_Exercise prompt_
For each line of the data below that holds "React", copy the line.

═══ Information shown

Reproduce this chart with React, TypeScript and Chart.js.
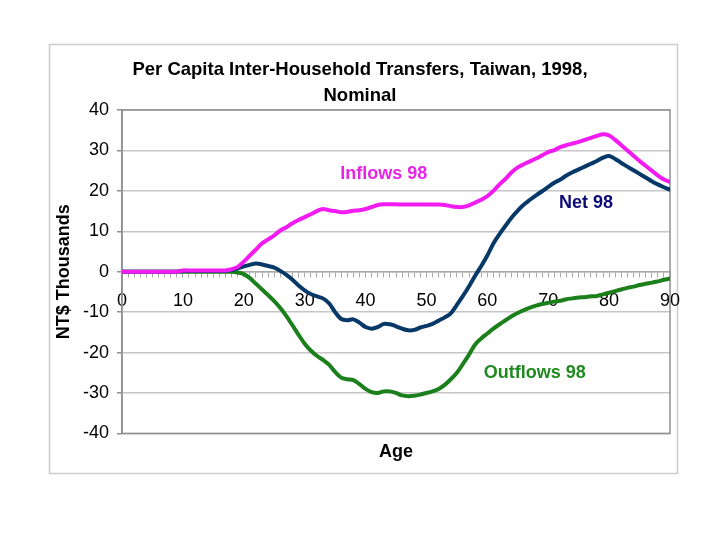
import React, { useEffect, useRef } from 'react';
import { Chart, registerables } from 'chart.js';

Chart.register(...registerables);

// Ages (x categories)
const ages = [
  0, 1, 2, 3, 4, 5, 6, 7, 8, 9,
  10, 11, 12, 13, 14, 15, 16, 17, 18, 19,
  20, 21, 22, 23, 24, 25, 26, 27, 28, 29,
  30, 31, 32, 33, 34, 35, 36, 37, 38, 39,
  40, 41, 42, 43, 44, 45, 46, 47, 48, 49,
  50, 51, 52, 53, 54, 55, 56, 57, 58, 59,
  60, 61, 62, 63, 64, 65, 66, 67, 68, 69,
  70, 71, 72, 73, 74, 75, 76, 77, 78, 79,
  80, 81, 82, 83, 84, 85, 86, 87, 88, 89,
  90,
];

// NT$ thousands
const inflows98 = [
  0, 0, 0, 0, 0, 0, 0, 0, 0, 0,
  0.3, 0.3, 0.3, 0.3, 0.3, 0.3, 0.3, 0.3, 0.6, 1.2,
  2.5, 4.0, 5.5, 7.0, 8.0, 9.0, 10.2, 11.0, 12.0, 12.8,
  13.5, 14.2, 15.0, 15.5, 15.2, 15.0, 14.7, 14.8, 15.1, 15.2,
  15.5, 16.0, 16.5, 16.7, 16.7, 16.7, 16.6, 16.6, 16.6, 16.6,
  16.6, 16.6, 16.6, 16.5, 16.2, 16.0, 16.0, 16.4, 17.1, 17.8,
  18.7, 20.0, 21.6, 23.0, 24.6, 25.8, 26.6, 27.3, 28.0, 28.8,
  29.6, 30.1, 30.8, 31.3, 31.7, 32.1, 32.6, 33.1, 33.6, 34.0,
  33.7, 32.6, 31.3, 30.0, 28.7, 27.4, 26.2, 25.0, 23.8, 22.8,
  22.2,
];

const net98 = [
  0, 0, 0, 0, 0, 0, 0, 0, 0, 0,
  0.2, 0.2, 0.2, 0.2, 0.2, 0.2, 0.2, 0.2, 0.4, 0.8,
  1.3, 1.7, 2.0, 1.8, 1.4, 1.0, 0.2, -0.8, -2.0, -3.4,
  -4.6, -5.5, -6.1, -6.6, -7.8, -10.0, -11.7, -12.0, -11.8, -12.6,
  -13.7, -14.1, -13.7, -12.9, -13.0, -13.5, -14.1, -14.5, -14.4, -13.8,
  -13.4, -12.9, -12.1, -11.3, -10.3, -8.2, -6.0, -3.6, -1.0, 1.4,
  4.0, 7.0, 9.3, 11.4, 13.4, 15.1, 16.6, 17.8, 18.9, 19.9,
  21.0, 22.0, 22.8, 23.8, 24.6, 25.3, 26.0, 26.7, 27.4, 28.2,
  28.6, 27.9, 26.9, 26.0, 25.1, 24.2, 23.3, 22.4, 21.6, 20.9,
  20.3,
];

const outflows98 = [
  0, 0, 0, 0, 0, 0, 0, 0, 0, 0,
  0, 0, 0, 0, 0, 0, 0, 0, 0, -0.2,
  -0.6, -1.6, -3.0, -4.4, -5.8, -7.3, -9.0, -11.0, -13.3, -15.6,
  -17.8, -19.5, -20.8, -21.8, -23.0, -24.8, -26.2, -26.6, -26.8, -27.8,
  -29.0, -29.8, -30.0, -29.6, -29.6, -30.0, -30.6, -30.8, -30.7, -30.4,
  -30.0, -29.6, -29.0, -28.0, -26.6, -25.0, -22.8, -20.5, -18.0, -16.5,
  -15.3, -14.1, -13.0, -12.0, -11.0, -10.2, -9.5, -8.9, -8.4, -8.0,
  -7.7, -7.4, -7.2, -6.8, -6.6, -6.4, -6.3, -6.1, -6.0, -5.6,
  -5.2, -4.8, -4.4, -4.0, -3.7, -3.3, -3.0, -2.7, -2.4, -2.0,
  -1.7,
];

const seriesNames = ['Inflows 98', 'Net 98', 'Outflows 98'];
const titleLines = ['Per Capita Inter-Household Transfers, Taiwan, 1998,', 'Nominal'];
const yTitle = 'NT$ Thousands';
const xTitle = 'Age';
const xLabelEvery = 10;

// in-chart series labels anchored in data space
const labelAges = [43, 76.2, 67.8];
const labelValues = [24.1, 17.0, -25.1];

const FONT = "'Liberation Sans', Arial, Helvetica, sans-serif";
const lineColors = ['#F21CF2', '#063868', '#1B801B'];
const labelColors = ['#E626E6', '#0B0B78', '#208A20'];

const decorPlugin = {
  id: 'decor',
  beforeDraw(chart: any) {
    const ctx = chart.ctx;
    ctx.save();
    ctx.fillStyle = '#ffffff';
    ctx.fillRect(0, 0, chart.width, chart.height);
    ctx.strokeStyle = '#cccccc';
    ctx.lineWidth = 1.5;
    ctx.strokeRect(49.5, 44.5, 628, 429);
    ctx.restore();
  },
  beforeDatasetsDraw(chart: any) {
    const { left, top, right, bottom } = chart.chartArea;
    const ctx = chart.ctx;
    ctx.save();
    ctx.strokeStyle = '#8f8f8f';
    ctx.lineWidth = 1.5;
    ctx.strokeRect(left, top, right - left, bottom - top);
    ctx.restore();
  },
  afterDatasetsDraw(chart: any) {
    const ctx = chart.ctx;
    const xs = chart.scales.x;
    const ys = chart.scales.y;
    ctx.save();
    ctx.font = `bold 18px ${FONT}`;
    ctx.textAlign = 'center';
    ctx.textBaseline = 'middle';
    seriesNames.forEach((name, i) => {
      ctx.fillStyle = labelColors[i];
      ctx.fillText(name, xs.getPixelForValue(labelAges[i]), ys.getPixelForValue(labelValues[i]));
    });
    ctx.restore();
  },
};

export default function App() {
  const ref = useRef<HTMLCanvasElement>(null);

  useEffect(() => {
    if (!ref.current) return;
    const series = [inflows98, net98, outflows98];
    const chart = new Chart(ref.current, {
      type: 'line',
      data: {
        datasets: series.map((vals, i) => ({
          label: seriesNames[i],
          data: ages.map((a, j) => ({ x: a, y: vals[j] })),
          borderColor: lineColors[i],
          backgroundColor: lineColors[i],
          borderWidth: 4,
          pointRadius: 0,
          tension: 0.35,
          fill: false,
          borderCapStyle: 'round',
          borderJoinStyle: 'round',
        })),
      },
      options: {
        animation: false,
        responsive: true,
        maintainAspectRatio: false,
        events: [],
        layout: { padding: { left: 50, right: 50, top: 0, bottom: 73 } },
        plugins: {
          legend: { display: false },
          tooltip: { enabled: false },
          title: {
            display: true,
            text: titleLines,
            color: '#000000',
            font: { family: FONT, size: 18.5, weight: 'bold', lineHeight: 26 / 18.5 },
            padding: { top: 57, bottom: 1 },
          },
        },
        scales: {
          x: {
            type: 'linear',
            min: 0,
            max: 90,
            position: { y: 0 } as any,
            grid: {
              display: true,
              drawOnChartArea: false,
              drawTicks: true,
              tickLength: 5,
              color: '#a8a8a8',
              lineWidth: 1,
            },
            border: { display: true, color: '#a8a8a8', width: 1.5 },
            ticks: {
              stepSize: 1,
              autoSkip: false,
              maxRotation: 0,
              minRotation: 0,
              padding: 14,
              color: '#000000',
              font: { family: FONT, size: 18 },
              callback: (v: any) => (Number(v) % xLabelEvery === 0 ? String(v) : ''),
            },
          },
          x2: {
            type: 'linear',
            position: 'bottom',
            min: 0,
            max: 90,
            grid: { display: false, drawTicks: false },
            border: { display: false },
            ticks: { display: false },
            title: {
              display: true,
              text: xTitle,
              color: '#000000',
              font: { family: FONT, size: 18, weight: 'bold' },
              padding: { top: 8, bottom: 4 },
            },
          },
          y: {
            type: 'linear',
            min: -40,
            max: 40,
            afterFit: (scale: any) => {
              scale.width = 72;
            },
            grid: {
              color: '#c6c6c6',
              lineWidth: 1.5,
              drawTicks: true,
              tickLength: 5,
              tickColor: '#8f8f8f',
            },
            border: { display: true, color: '#8f8f8f', width: 1.5 },
            ticks: {
              stepSize: 10,
              padding: 8,
              color: '#000000',
              font: { family: FONT, size: 18 },
            },
            title: {
              display: true,
              text: yTitle,
              color: '#000000',
              font: { family: FONT, size: 18, weight: 'bold' },
              padding: { top: 3, bottom: 0 },
            },
          },
        },
      },
      plugins: [decorPlugin],
    } as any);
    return () => chart.destroy();
  }, []);

  return (
    <div style={{ position: 'absolute', left: 0, top: 0, width: 720, height: 540 }}>
      <canvas ref={ref} />
    </div>
  );
}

══════

_Output of the exercise_
Reproduce this chart with React, TypeScript and Chart.js.
import React, { useEffect, useRef } from 'react';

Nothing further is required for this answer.